• Mint condition 
  • Genuine and appraised by R. C. Gorman Navajo Gallery in Taos, New Mexico
  • Measures: 35” x 32” framed and the image showing is 23” x 20” (Larger without the matting). 
  • Custom frame 
  • Hand-signed by the artist  
  • Appraised 
  • Painting is located in Arizona
*Please note: photos are not professionally taken and therefore show glass glare.  

About the artist:

Rudolph Carl Gorman (July 26, 1931-November 3, 2005) was a native American artist of the Navajo Nation.  He was referred to as "the Picasso of American Indian Art" by the New York Times.  Born in Chinle, Arizona, RC Gorman grew up in a traditional Navajo hogan and began drawing at age 3. Descended from generations of Navajo craftsmen, holy men, and tribal leaders, he was encouraged by a teacher at a mission school to develop his talent for art. After several years in the US Navy, he attended Arizona State College (now Northern Arizona University), but it was a visit to Mexico (1958) and then a year at the Mexico City College (now University of the Americas) that fixed his desire to be an artist.
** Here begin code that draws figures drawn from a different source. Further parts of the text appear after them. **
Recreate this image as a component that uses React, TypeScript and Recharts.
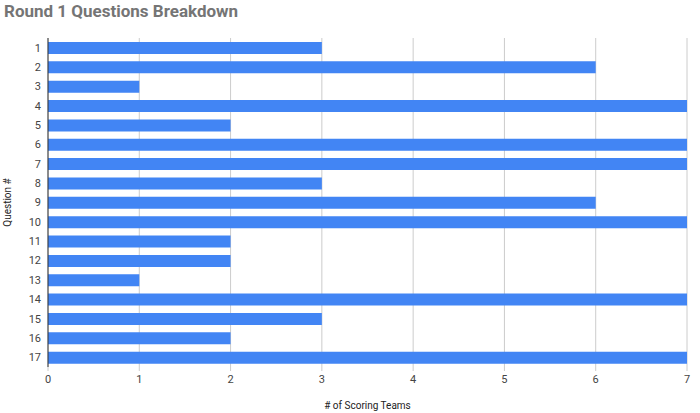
import { BarChart, Bar, XAxis, YAxis, CartesianGrid } from 'recharts'

const questions = ['1', '2', '3', '4', '5', '6', '7', '8', '9', '10', '11', '12', '13', '14', '15', '16', '17']
const scoringTeams = [3, 6, 1, 7, 2, 7, 7, 3, 6, 7, 2, 2, 1, 7, 3, 2, 7]
const xTicks = [0, 1, 2, 3, 4, 5, 6, 7]

const data = questions.map((q, i) => ({ question: q, teams: scoringTeams[i] }))

const font = 'Roboto, "Noto Sans", sans-serif'

export default function App() {
    return (
        <div style={{ position: 'absolute', left: 0, top: 0, width: 700, height: 413, background: '#fff', fontFamily: font }}>
            <div style={{ position: 'absolute', left: 4, top: 1, fontSize: 17, fontWeight: 700, color: '#757575' }}>
                Round 1 Questions Breakdown
            </div>
            <BarChart
                width={700}
                height={413}
                data={data}
                layout="vertical"
                barSize={12}
                margin={{ top: 38, right: 13, left: 0, bottom: 0 }}
            >
                <CartesianGrid horizontal={false} stroke="#cccccc" />
                <XAxis
                    type="number"
                    domain={[0, 7]}
                    ticks={xTicks}
                    height={46}
                    axisLine={false}
                    tickLine={{ stroke: '#cccccc' }}
                    tickSize={4}
                    tickMargin={4}
                    tick={{ fill: '#444', fontSize: 11, fontFamily: font }}
                    label={{ value: '# of Scoring Teams', position: 'insideBottom', offset: 4, fill: '#222', fontSize: 10, fontFamily: font }}
                />
                <YAxis
                    type="category"
                    dataKey="question"
                    width={48}
                    axisLine={{ stroke: '#333' }}
                    tickLine={false}
                    tickSize={0}
                    tickMargin={7}
                    interval={0}
                    tick={{ fill: '#444', fontSize: 11, fontFamily: font }}
                    label={({ viewBox }: any) => (
                        <text
                            x={11}
                            y={viewBox.y + viewBox.height / 2}
                            transform={`rotate(-90, 11, ${viewBox.y + viewBox.height / 2})`}
                            textAnchor="middle"
                            fill="#222"
                            fontSize={10}
                            fontFamily={font}
                        >
                            Question #
                        </text>
                    )}
                />
                <Bar dataKey="teams" fill="#4285f4" isAnimationActive={false} />
            </BarChart>
        </div>
    )
}
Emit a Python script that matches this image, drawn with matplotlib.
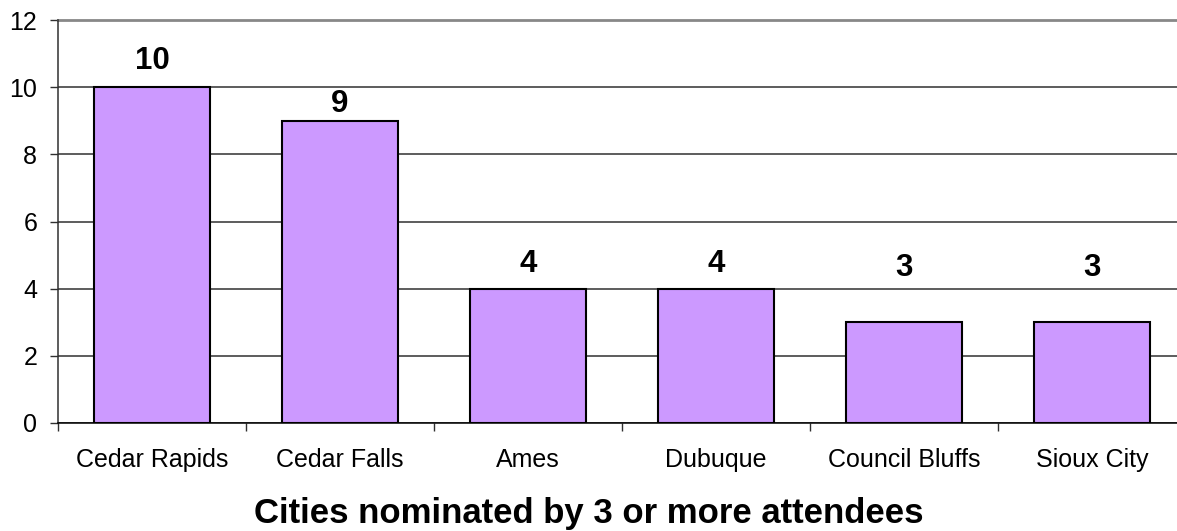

After spending several years in San Francisco developing as a painter, he moved to Taos, NM. In 1965 he received a one-man exhibition in the Manchester Gallery there, and by 1968 his work was enjoying enough success that he bought the gallery, changed its name to Navajo Gallery, and began to exhibit and sell his own and other artists' work. It remained for many years as his residence, studio, and gallery, where he was often present to deal personally with the growing numbers of other artists and the public who came by. From the 1970s, as his reputation spread throughout the USA and abroad, he moved on from working with oil, acrylic, and pastel to lithographs, ceramics, and occasional sculptures. Although he usually drew on SW Native American themes, he transformed them by his art into more universally significant, and aesthetic, subjects. Reputed to be a genial, accessible man, known to be interested in food and cooking, and someone at home in the worlds of both his ancestors and international museums and academies, he is arguably the first Native American artist to be internationally recognized as simply a major American artist.